Report, as a bare number, how many lines hold "this".

• _Given entries_
○ ○ ○ ○ ○

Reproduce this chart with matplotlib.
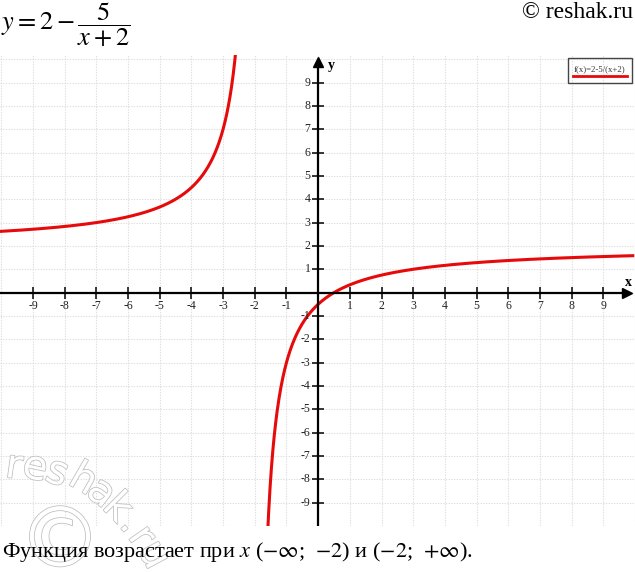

○ ○ ○ ○ ○

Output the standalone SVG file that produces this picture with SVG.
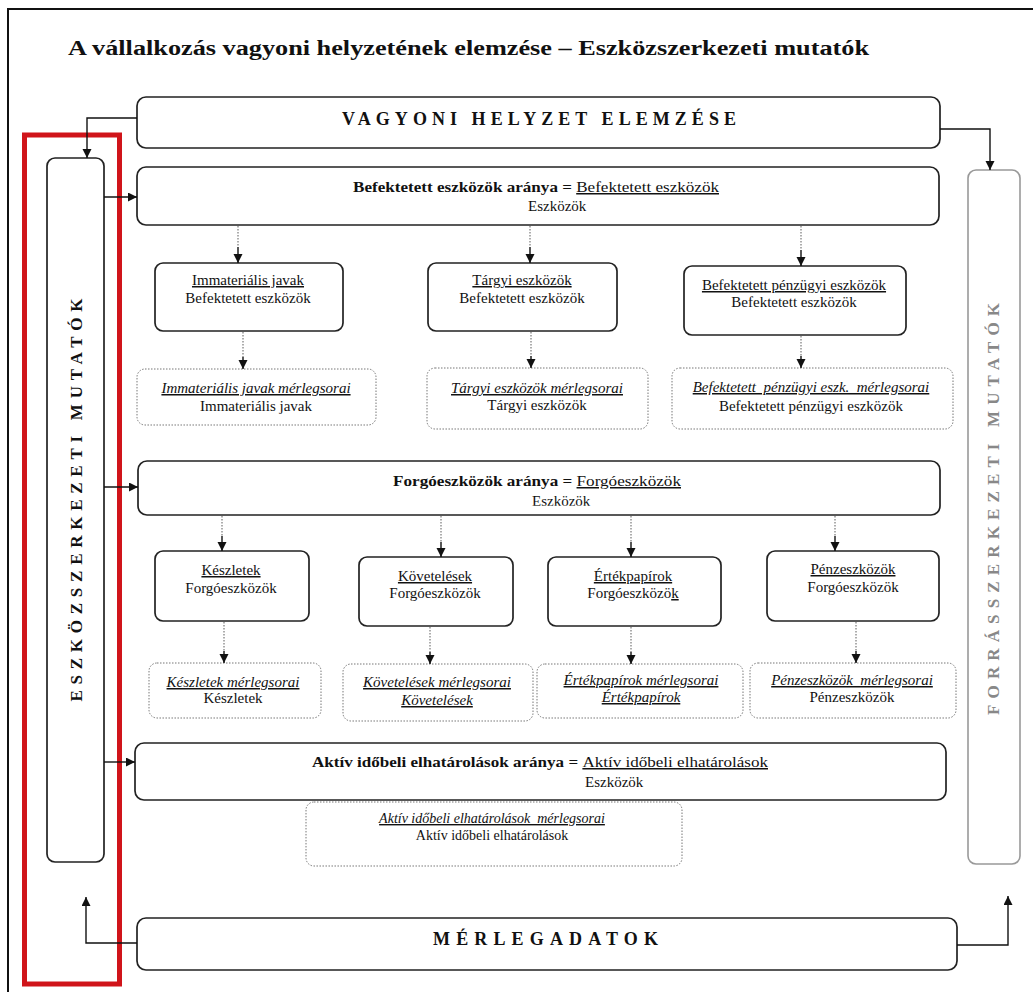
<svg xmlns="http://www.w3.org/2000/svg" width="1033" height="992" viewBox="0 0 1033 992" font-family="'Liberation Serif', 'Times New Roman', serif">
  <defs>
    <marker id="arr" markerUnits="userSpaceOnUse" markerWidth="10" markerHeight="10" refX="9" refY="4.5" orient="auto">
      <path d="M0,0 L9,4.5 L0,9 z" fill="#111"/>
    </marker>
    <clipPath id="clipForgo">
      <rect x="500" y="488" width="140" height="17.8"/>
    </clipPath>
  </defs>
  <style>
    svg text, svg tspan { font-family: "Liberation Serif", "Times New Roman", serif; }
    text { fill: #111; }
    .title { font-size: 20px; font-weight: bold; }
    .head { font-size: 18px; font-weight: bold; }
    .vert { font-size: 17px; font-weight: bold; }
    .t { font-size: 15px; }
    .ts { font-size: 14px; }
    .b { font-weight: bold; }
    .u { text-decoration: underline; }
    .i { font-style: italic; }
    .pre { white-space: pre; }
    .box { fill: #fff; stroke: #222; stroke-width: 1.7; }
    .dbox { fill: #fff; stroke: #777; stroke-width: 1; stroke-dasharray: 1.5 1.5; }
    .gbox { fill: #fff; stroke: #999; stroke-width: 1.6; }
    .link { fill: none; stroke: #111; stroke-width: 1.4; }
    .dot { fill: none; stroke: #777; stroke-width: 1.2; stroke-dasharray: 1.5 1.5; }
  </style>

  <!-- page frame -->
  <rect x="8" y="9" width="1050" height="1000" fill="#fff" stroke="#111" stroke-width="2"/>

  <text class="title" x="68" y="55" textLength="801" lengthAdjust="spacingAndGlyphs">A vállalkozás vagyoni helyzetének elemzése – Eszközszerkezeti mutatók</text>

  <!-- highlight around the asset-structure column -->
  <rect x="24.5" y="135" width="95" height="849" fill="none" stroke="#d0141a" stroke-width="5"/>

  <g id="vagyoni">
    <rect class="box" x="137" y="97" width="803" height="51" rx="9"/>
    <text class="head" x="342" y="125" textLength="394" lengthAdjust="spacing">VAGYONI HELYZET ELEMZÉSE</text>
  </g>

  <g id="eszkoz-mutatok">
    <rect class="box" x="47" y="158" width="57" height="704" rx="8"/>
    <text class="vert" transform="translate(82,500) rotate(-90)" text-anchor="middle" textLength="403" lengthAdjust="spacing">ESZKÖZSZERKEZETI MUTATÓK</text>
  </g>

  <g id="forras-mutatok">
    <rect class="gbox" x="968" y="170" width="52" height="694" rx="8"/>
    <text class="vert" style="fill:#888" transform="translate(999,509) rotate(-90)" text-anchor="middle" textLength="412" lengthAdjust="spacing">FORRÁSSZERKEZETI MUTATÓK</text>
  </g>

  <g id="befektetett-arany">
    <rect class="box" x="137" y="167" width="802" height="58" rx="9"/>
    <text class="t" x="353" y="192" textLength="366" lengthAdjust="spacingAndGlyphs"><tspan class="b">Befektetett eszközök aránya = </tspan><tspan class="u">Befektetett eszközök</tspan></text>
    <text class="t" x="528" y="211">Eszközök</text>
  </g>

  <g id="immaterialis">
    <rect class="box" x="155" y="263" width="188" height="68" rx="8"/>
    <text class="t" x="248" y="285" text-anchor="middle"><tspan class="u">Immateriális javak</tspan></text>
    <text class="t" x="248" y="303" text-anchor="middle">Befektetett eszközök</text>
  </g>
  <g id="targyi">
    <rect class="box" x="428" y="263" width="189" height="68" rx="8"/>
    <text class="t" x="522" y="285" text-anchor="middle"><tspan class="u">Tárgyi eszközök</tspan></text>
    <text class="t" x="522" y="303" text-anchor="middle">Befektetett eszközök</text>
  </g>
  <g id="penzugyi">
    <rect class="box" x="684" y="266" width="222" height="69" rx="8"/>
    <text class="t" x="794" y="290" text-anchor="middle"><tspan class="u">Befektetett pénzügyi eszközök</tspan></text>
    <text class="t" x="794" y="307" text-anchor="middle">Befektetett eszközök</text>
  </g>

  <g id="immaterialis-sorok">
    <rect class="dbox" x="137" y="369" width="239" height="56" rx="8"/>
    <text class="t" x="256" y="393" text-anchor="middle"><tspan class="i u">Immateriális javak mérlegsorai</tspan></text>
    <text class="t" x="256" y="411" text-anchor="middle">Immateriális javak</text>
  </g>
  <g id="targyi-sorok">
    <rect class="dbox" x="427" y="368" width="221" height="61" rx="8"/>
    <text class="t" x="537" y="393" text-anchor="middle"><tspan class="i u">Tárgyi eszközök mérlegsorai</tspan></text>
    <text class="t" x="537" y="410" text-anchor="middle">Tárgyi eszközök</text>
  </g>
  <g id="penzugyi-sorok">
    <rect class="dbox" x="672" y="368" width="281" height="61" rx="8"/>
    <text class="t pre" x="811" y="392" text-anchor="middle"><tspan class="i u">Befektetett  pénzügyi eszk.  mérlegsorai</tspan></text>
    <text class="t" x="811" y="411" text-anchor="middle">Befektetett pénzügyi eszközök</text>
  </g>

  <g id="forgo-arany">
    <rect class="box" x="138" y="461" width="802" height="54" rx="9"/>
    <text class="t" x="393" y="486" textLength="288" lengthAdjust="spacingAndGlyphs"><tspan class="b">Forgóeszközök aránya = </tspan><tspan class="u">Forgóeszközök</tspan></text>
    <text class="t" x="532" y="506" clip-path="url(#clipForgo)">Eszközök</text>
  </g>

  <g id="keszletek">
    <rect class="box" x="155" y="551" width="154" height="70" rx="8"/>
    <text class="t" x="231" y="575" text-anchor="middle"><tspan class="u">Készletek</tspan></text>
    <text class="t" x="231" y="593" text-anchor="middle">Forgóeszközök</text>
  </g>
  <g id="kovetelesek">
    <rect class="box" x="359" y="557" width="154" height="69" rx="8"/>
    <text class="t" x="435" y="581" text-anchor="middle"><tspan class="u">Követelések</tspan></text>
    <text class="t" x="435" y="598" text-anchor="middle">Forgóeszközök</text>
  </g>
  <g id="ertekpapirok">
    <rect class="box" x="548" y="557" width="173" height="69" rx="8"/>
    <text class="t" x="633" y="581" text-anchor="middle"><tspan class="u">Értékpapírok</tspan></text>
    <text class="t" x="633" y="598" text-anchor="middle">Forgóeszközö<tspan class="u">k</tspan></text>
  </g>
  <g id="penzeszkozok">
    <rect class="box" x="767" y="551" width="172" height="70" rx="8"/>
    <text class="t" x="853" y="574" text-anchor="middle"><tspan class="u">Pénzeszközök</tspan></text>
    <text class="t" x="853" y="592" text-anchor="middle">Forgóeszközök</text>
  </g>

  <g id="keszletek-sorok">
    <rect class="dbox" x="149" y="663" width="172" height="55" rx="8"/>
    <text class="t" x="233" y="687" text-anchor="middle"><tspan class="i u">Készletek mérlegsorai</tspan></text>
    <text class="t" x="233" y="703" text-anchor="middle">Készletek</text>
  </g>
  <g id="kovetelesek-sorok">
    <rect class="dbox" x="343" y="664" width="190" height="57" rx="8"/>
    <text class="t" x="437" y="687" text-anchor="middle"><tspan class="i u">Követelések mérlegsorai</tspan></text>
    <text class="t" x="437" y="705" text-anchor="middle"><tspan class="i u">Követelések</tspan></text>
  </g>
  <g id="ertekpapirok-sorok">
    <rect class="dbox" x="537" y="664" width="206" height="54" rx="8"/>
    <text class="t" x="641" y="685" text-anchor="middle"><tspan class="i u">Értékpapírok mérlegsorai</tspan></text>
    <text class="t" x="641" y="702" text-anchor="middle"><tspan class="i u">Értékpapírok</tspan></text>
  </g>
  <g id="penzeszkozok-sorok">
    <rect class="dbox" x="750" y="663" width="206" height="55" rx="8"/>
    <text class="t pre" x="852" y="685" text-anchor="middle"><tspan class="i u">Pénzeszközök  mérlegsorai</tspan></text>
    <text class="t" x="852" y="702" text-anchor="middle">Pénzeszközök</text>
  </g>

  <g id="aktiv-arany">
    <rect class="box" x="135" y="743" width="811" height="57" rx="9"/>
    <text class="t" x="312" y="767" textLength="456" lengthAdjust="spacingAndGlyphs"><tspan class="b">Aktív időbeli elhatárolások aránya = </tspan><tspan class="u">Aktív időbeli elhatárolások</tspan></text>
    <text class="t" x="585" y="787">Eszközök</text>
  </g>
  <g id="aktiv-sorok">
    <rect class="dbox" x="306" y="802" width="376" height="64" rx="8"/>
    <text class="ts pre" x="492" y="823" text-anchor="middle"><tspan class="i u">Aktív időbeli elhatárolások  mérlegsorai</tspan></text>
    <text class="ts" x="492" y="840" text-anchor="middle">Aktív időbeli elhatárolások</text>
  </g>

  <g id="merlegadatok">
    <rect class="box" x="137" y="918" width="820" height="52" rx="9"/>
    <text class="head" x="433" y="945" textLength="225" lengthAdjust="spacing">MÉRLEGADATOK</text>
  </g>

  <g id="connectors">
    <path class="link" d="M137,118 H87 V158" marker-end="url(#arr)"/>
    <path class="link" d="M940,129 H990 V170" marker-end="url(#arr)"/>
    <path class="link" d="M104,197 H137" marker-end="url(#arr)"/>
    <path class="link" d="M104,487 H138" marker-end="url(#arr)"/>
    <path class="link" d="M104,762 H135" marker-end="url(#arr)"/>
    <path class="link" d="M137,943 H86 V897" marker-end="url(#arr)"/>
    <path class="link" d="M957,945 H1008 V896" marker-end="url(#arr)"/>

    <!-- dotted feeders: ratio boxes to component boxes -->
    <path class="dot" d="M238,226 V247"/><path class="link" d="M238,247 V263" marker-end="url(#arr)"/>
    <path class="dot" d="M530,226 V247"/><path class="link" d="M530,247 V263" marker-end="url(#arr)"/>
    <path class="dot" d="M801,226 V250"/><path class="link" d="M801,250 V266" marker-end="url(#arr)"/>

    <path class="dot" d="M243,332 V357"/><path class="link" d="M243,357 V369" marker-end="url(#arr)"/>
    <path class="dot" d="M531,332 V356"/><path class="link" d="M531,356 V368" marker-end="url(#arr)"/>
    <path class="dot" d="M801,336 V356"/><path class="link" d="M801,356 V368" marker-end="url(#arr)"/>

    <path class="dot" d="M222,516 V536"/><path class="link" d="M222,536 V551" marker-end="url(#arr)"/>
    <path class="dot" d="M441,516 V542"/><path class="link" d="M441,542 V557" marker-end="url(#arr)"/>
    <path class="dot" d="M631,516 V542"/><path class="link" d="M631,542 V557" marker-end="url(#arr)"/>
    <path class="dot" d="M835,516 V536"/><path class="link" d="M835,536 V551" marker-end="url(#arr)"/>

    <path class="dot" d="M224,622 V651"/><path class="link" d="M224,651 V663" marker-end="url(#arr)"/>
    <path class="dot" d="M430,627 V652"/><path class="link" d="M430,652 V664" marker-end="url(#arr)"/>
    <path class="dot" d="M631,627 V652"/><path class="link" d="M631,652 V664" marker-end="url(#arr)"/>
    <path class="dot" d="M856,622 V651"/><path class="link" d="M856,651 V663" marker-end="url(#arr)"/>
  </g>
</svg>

○ ○ ○ ○ ○

• _Exercise response_
2